Aim of the task: Retype, word for word, the lines between the ones holding "Give me the D3.js source for this chart." and "const shade = i", inclusive; pictures stay out of the copy.

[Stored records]
▶
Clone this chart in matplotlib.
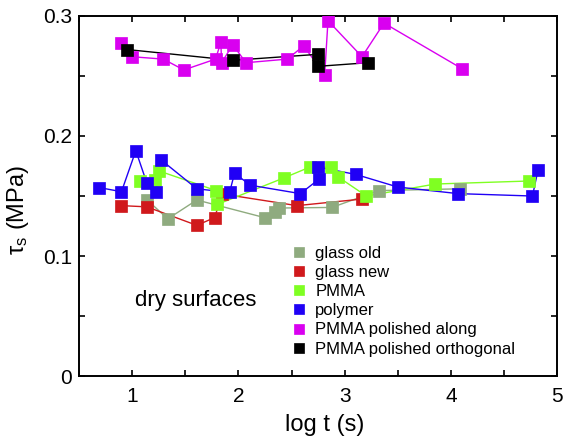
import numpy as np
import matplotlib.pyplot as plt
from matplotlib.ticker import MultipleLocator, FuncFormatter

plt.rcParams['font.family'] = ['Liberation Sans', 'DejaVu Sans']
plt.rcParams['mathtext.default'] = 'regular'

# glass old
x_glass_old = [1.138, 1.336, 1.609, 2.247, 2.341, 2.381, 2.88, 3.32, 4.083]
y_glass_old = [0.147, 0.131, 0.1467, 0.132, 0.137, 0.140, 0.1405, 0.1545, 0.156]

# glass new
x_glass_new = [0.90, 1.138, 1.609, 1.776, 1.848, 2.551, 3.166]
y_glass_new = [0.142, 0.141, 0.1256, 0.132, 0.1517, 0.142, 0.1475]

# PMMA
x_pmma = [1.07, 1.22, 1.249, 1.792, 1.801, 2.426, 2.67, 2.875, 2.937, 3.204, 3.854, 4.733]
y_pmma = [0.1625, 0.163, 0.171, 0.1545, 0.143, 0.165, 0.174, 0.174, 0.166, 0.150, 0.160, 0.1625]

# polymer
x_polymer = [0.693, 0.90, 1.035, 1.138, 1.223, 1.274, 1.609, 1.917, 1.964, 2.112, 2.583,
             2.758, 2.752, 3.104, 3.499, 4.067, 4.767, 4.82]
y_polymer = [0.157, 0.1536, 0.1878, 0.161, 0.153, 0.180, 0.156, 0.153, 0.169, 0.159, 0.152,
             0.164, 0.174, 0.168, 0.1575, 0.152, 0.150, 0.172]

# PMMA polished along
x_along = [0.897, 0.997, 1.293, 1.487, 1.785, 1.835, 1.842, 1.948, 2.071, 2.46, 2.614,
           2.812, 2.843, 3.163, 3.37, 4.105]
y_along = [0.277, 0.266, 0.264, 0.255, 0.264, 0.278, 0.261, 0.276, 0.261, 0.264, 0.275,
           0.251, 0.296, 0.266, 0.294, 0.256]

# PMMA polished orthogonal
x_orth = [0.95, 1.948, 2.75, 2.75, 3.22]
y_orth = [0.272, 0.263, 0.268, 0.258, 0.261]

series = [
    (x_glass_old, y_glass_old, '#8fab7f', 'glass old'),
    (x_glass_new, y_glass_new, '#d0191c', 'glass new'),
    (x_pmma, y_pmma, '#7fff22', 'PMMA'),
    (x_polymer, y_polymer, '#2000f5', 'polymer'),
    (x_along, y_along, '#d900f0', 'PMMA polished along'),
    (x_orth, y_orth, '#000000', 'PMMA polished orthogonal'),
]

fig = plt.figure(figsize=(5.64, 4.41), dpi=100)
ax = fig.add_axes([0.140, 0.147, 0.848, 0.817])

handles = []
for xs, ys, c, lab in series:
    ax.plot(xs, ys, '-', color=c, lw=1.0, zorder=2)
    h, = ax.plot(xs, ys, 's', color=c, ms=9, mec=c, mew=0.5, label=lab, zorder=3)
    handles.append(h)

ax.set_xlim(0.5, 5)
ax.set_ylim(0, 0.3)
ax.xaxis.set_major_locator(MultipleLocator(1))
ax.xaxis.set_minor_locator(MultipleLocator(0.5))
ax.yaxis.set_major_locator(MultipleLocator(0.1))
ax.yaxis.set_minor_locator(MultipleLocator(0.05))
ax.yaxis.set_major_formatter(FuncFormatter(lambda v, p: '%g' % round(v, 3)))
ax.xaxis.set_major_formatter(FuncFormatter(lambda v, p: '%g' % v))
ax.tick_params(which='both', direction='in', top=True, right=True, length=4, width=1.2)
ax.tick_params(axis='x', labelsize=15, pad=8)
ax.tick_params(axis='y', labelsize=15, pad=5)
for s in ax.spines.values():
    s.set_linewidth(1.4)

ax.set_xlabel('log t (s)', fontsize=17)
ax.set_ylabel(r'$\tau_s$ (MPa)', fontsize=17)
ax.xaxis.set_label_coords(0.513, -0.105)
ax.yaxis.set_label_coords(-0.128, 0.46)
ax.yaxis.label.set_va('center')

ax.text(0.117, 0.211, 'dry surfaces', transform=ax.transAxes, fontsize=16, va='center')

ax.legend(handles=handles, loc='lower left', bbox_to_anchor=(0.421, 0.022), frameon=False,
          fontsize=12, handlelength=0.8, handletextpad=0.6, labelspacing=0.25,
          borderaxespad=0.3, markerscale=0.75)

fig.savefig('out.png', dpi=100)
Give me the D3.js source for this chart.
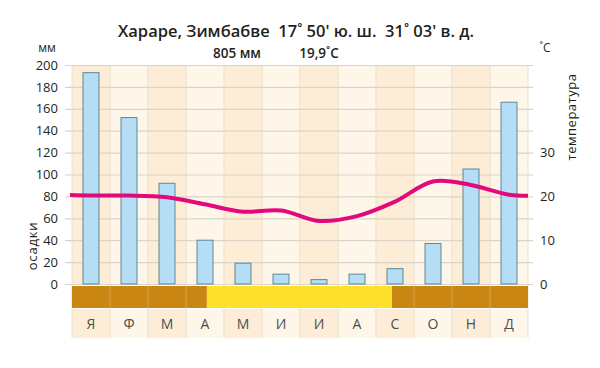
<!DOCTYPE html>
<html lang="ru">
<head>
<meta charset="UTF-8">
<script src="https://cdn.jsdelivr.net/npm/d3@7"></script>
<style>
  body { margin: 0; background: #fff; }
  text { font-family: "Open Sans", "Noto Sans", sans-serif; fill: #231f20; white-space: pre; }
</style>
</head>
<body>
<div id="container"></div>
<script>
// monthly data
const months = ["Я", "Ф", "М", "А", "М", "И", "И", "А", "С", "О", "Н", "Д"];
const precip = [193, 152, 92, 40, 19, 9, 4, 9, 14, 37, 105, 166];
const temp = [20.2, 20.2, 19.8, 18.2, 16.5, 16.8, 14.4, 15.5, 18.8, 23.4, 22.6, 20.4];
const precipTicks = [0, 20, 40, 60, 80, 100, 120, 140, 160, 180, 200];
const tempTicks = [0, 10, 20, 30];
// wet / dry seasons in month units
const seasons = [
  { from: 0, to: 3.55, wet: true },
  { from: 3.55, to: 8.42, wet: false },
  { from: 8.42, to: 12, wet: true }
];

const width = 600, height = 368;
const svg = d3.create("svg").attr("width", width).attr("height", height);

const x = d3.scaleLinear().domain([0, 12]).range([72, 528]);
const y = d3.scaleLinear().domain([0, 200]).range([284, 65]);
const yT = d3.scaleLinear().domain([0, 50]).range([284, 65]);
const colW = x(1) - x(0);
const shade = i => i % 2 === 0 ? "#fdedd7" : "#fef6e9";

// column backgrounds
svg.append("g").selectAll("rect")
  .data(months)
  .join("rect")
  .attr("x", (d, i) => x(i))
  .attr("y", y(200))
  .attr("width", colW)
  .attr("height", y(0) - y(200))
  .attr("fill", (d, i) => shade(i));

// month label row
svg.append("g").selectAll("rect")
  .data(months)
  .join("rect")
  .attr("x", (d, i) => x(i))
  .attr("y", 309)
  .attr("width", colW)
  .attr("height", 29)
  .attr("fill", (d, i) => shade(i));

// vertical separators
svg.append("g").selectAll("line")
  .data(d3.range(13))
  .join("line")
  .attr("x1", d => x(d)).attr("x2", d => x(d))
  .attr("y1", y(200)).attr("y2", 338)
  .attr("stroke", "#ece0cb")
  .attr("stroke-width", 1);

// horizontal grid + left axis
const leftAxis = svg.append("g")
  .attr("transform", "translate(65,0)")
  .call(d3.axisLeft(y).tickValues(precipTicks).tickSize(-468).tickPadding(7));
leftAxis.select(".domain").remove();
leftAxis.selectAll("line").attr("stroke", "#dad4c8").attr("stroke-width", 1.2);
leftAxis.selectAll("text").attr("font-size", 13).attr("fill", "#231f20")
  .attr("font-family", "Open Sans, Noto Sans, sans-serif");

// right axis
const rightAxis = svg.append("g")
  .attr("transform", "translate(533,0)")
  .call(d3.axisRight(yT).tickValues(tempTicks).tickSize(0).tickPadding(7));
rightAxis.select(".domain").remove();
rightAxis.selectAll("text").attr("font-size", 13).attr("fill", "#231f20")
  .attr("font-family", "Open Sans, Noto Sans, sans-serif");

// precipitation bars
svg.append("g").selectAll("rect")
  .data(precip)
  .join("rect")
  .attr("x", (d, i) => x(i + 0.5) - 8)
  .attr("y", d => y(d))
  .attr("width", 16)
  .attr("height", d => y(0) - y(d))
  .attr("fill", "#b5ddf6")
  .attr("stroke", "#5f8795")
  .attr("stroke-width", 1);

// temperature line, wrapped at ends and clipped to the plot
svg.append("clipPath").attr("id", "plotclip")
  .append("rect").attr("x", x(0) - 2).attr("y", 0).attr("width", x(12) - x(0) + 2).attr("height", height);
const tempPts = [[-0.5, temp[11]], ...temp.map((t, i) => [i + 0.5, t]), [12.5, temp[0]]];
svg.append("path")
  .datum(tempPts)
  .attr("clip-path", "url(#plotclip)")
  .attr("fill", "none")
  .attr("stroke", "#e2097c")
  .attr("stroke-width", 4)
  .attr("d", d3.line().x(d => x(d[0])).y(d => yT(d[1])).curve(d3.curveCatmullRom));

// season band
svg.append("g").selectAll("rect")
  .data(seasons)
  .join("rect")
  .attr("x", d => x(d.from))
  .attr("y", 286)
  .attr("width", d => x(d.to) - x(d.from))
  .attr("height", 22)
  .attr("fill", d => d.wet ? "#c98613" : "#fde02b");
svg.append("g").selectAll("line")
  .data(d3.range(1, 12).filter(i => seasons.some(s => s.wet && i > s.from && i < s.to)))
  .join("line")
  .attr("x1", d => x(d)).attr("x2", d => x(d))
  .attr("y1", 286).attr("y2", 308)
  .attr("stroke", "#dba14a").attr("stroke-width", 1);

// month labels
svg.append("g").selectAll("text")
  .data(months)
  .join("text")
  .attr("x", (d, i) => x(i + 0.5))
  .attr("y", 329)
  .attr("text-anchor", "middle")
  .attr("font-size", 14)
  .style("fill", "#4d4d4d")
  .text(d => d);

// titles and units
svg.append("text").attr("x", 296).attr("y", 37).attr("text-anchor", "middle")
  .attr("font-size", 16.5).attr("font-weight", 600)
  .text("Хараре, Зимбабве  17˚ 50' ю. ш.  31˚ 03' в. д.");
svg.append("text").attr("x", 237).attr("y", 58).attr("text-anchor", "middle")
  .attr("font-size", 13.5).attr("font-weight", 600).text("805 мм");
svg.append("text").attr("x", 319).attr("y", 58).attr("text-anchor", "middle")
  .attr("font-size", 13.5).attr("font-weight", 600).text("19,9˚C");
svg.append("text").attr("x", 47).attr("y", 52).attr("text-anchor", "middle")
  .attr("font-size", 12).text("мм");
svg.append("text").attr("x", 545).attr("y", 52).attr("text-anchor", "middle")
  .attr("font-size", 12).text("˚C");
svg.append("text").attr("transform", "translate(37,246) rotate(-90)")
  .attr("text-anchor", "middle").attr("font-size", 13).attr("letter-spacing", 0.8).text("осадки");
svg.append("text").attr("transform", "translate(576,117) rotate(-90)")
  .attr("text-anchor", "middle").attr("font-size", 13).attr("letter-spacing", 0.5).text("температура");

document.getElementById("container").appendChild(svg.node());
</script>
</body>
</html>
◀
Task output:
Give me the D3.js source for this chart.
<!DOCTYPE html>
<html lang="ru">
<head>
<meta charset="UTF-8">
<script src="https://cdn.jsdelivr.net/npm/d3@7"></script>
<style>
  body { margin: 0; background: #fff; }
  text { font-family: "Open Sans", "Noto Sans", sans-serif; fill: #231f20; white-space: pre; }
</style>
</head>
<body>
<div id="container"></div>
<script>
// monthly data
const months = ["Я", "Ф", "М", "А", "М", "И", "И", "А", "С", "О", "Н", "Д"];
const precip = [193, 152, 92, 40, 19, 9, 4, 9, 14, 37, 105, 166];
const temp = [20.2, 20.2, 19.8, 18.2, 16.5, 16.8, 14.4, 15.5, 18.8, 23.4, 22.6, 20.4];
const precipTicks = [0, 20, 40, 60, 80, 100, 120, 140, 160, 180, 200];
const tempTicks = [0, 10, 20, 30];
// wet / dry seasons in month units
const seasons = [
  { from: 0, to: 3.55, wet: true },
  { from: 3.55, to: 8.42, wet: false },
  { from: 8.42, to: 12, wet: true }
];

const width = 600, height = 368;
const svg = d3.create("svg").attr("width", width).attr("height", height);

const x = d3.scaleLinear().domain([0, 12]).range([72, 528]);
const y = d3.scaleLinear().domain([0, 200]).range([284, 65]);
const yT = d3.scaleLinear().domain([0, 50]).range([284, 65]);
const colW = x(1) - x(0);
const shade = i => i % 2 === 0 ? "#fdedd7" : "#fef6e9";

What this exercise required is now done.